Most of us study a foreign language in school for years, focusing on grammar and writing skills, reading books and writing essays, only to discover that we can’t put two words together when the situation requires it.
That’s why online platforms like Preply.com are so helpful!
If you want to learn Czech, for example, you could access this page https://preply.com/en/skype/czech-tutors and look for private tutors that could help you improve more than just your grammar and writing skills.
With that in mind, here’s why conversation activities are important and what you can do to improve your language.
The Importance Of Conversation Activities
Let’s face it: speaking and listening are at the heart of being fluent in any language. But, getting to the point where you have enough confidence to express yourself orally in that language takes a while and cannot be done without practice.
That is why putting yourself in situations where you have to speak the language and listen to others is crucial if you truly want to take your skills to the next level.
Some experts even claim that it’s quite easier to learn to read and write if you start by practicing your oral skills first.
Whichever tactic you choose, making sure that your study plan also includes frequent conversations is paramount. Just think about it: do you think piano players just concentrate on learning how to read sheets?
They practice playing the instrument until their hands fall off and they feel like they’ve finally got the hang of it.
You should do the same. After all, you won’t be able to write powerful essays if you can’t handle the conversational aspect of a language.
1. Quality Beats Quantity
So now that we’ve established how crucial conversations are, we should also stress the importance of their quality.

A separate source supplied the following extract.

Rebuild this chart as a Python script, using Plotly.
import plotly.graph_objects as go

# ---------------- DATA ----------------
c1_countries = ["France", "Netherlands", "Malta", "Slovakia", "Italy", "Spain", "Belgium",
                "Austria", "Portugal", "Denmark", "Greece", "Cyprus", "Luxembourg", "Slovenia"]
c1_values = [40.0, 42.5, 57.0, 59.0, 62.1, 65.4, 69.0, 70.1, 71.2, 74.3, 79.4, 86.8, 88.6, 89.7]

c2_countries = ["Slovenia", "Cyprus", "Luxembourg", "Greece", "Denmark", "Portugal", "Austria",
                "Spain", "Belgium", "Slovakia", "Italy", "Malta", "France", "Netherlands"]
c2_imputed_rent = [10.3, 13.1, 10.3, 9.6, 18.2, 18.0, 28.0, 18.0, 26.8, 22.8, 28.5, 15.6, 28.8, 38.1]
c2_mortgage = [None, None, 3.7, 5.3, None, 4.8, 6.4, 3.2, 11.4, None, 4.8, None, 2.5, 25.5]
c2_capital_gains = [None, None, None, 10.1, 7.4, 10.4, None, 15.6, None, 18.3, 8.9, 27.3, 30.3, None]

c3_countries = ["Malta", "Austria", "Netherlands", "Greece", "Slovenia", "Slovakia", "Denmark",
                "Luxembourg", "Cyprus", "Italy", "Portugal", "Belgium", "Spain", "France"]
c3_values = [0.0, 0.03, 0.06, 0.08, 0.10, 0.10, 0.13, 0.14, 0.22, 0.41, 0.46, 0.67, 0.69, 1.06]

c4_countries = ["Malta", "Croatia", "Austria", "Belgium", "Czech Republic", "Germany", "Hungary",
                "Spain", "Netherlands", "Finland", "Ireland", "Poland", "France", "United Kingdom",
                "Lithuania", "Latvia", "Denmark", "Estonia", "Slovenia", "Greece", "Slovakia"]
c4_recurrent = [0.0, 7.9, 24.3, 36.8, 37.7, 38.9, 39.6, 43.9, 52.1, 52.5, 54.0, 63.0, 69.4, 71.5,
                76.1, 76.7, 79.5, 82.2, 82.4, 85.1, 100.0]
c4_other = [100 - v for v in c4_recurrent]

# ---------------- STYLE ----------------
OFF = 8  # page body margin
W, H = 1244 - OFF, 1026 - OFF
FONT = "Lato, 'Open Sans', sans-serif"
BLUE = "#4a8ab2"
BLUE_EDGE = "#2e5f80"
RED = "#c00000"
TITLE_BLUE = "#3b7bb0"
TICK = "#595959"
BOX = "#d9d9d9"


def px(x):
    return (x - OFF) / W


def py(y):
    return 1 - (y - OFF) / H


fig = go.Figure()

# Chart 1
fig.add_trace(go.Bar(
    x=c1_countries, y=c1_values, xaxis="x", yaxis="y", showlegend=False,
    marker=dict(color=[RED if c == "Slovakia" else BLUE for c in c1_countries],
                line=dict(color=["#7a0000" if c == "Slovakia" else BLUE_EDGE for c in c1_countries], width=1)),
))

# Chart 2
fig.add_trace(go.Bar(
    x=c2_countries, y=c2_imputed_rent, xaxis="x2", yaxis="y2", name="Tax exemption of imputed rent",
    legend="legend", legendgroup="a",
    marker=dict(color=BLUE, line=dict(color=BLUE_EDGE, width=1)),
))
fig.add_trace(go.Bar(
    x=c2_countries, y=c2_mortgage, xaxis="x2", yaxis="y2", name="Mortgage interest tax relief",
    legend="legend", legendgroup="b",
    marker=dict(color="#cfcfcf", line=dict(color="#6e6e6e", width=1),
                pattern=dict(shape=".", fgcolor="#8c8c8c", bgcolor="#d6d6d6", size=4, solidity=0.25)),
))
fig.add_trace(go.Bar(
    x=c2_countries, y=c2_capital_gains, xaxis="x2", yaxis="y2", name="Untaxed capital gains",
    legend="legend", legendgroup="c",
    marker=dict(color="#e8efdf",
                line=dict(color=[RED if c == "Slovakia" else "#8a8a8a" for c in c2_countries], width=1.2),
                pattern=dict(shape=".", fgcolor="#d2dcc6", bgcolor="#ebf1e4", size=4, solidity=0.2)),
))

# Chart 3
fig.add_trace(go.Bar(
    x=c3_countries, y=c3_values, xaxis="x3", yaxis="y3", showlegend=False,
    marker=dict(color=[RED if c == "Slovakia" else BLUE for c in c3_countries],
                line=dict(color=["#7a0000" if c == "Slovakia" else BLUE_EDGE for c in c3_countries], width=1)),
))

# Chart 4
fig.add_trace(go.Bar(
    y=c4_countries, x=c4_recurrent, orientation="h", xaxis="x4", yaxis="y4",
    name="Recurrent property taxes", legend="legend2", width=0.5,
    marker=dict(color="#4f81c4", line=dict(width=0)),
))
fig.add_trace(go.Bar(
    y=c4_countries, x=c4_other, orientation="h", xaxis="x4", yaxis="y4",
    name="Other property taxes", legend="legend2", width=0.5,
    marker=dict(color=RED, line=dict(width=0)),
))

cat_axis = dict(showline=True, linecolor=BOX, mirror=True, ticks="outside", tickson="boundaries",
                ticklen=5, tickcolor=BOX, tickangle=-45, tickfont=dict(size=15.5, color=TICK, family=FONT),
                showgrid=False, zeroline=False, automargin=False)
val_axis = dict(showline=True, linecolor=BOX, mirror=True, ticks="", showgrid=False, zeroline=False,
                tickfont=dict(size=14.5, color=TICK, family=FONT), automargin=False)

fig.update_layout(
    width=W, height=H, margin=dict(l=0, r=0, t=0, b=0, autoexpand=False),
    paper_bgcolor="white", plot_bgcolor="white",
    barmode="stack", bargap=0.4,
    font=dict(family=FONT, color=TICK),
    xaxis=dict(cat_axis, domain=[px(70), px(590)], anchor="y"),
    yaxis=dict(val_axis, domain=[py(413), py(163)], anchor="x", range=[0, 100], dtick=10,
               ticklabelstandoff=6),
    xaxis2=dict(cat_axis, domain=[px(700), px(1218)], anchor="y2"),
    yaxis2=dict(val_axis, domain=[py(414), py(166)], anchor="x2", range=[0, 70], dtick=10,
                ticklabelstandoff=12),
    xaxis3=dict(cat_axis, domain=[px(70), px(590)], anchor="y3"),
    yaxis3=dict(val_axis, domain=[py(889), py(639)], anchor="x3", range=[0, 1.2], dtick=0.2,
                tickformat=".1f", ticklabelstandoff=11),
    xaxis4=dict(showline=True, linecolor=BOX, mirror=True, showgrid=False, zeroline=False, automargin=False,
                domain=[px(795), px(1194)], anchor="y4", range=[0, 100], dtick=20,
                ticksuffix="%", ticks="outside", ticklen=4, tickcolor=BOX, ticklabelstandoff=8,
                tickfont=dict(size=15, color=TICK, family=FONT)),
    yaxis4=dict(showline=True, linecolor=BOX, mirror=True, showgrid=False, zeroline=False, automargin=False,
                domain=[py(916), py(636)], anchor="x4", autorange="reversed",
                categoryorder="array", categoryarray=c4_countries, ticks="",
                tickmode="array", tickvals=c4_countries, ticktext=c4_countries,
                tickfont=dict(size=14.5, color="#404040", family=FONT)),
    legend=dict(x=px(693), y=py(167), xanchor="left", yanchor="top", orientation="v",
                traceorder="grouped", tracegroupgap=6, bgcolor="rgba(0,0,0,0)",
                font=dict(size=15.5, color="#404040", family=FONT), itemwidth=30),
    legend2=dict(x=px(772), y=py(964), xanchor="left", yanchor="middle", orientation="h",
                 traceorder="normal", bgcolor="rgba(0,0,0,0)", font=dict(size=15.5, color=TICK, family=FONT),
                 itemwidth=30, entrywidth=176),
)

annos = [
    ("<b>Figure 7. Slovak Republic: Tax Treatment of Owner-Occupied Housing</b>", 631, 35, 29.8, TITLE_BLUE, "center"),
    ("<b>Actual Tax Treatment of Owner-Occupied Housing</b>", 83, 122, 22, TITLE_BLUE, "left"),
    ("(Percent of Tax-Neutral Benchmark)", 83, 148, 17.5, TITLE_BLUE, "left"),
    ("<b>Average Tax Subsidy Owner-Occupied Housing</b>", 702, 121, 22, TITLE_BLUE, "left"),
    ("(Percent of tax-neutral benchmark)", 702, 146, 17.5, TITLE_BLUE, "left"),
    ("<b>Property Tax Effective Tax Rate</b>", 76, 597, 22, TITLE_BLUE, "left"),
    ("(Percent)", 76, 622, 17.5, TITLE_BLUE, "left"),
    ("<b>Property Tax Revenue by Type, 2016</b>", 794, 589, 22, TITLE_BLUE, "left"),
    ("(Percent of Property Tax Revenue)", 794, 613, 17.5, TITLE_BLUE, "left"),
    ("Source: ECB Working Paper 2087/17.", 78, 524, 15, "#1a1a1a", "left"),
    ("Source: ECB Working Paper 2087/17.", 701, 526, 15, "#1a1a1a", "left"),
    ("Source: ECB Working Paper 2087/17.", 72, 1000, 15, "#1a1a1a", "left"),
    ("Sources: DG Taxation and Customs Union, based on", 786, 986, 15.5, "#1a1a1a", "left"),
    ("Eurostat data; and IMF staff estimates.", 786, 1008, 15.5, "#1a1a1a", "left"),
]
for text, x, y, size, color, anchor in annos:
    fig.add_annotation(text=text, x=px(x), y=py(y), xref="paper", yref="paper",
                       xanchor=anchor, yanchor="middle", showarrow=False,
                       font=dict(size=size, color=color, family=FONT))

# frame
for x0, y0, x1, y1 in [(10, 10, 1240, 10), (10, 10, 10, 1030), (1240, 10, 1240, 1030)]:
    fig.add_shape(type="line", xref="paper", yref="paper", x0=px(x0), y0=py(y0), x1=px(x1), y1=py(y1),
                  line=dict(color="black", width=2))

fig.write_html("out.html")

Listen-and-repeat schemes may work when you’re a complete beginner, and you’re having your first contact with the language in question, but if you want to get better at it, you should try to use what you’ve learned so far, from vocabulary to grammar.
And don’t worry about butchering the language!
You will do it anyway, at least when you first open your mouth and start getting used to expressing yourself.
But it’s natural, everyone does it, and it’s expected to be this way, especially if it’s a completely different language than your native one.
Go ahead and talk to anyone you think you would enjoy having a conversation with, whether it’s a close friend or just a study buddy.
If you’re wondering what the best conversation activities are, here are a few examples that can get you started.
2. Sing Songs
If you and your friends are fans of karaoke, you’re going to love this.
Prepare a few foreign songs and then battle to see which one does the best interpretation, pronunciation-wise. A little competition will make you put some real effort in it and pay attention to how the words sound.
Or, if you want to make everything more fun, you can pick an English song, translate it into your foreign language of choice, and then try to sing it in that language. You will find it’s quite difficult to translate some lyrics.
3. Go Shopping
This tactic works best if you’re traveling and find yourself in real-life situations. But if you’re not, you can still work on your skills at home.
Pretend you’re a salesman and your friend is the client or vice-versa, and try persuading him to buy your products.
You will have to pitch whatever it is you’re selling and make a note of all its benefits and how it would change your supposed client’s life.
The activity will seriously work on your vocabulary skills, as well as force you to adapt to your interlocutor.
This Or That
Play a game where you ask life-and-death questions, such as “Chocolate or Vanilla?” or “Ketchup or Mustard?” Not only will you expand your vocabulary, but you will also learn new things you didn’t know about your friends.
There are countless ways you could work on your oral skills.
In the end, the person you choose as a partner and the things you talk about are not as important as the fact that you do it.
So, go out there and start practicing!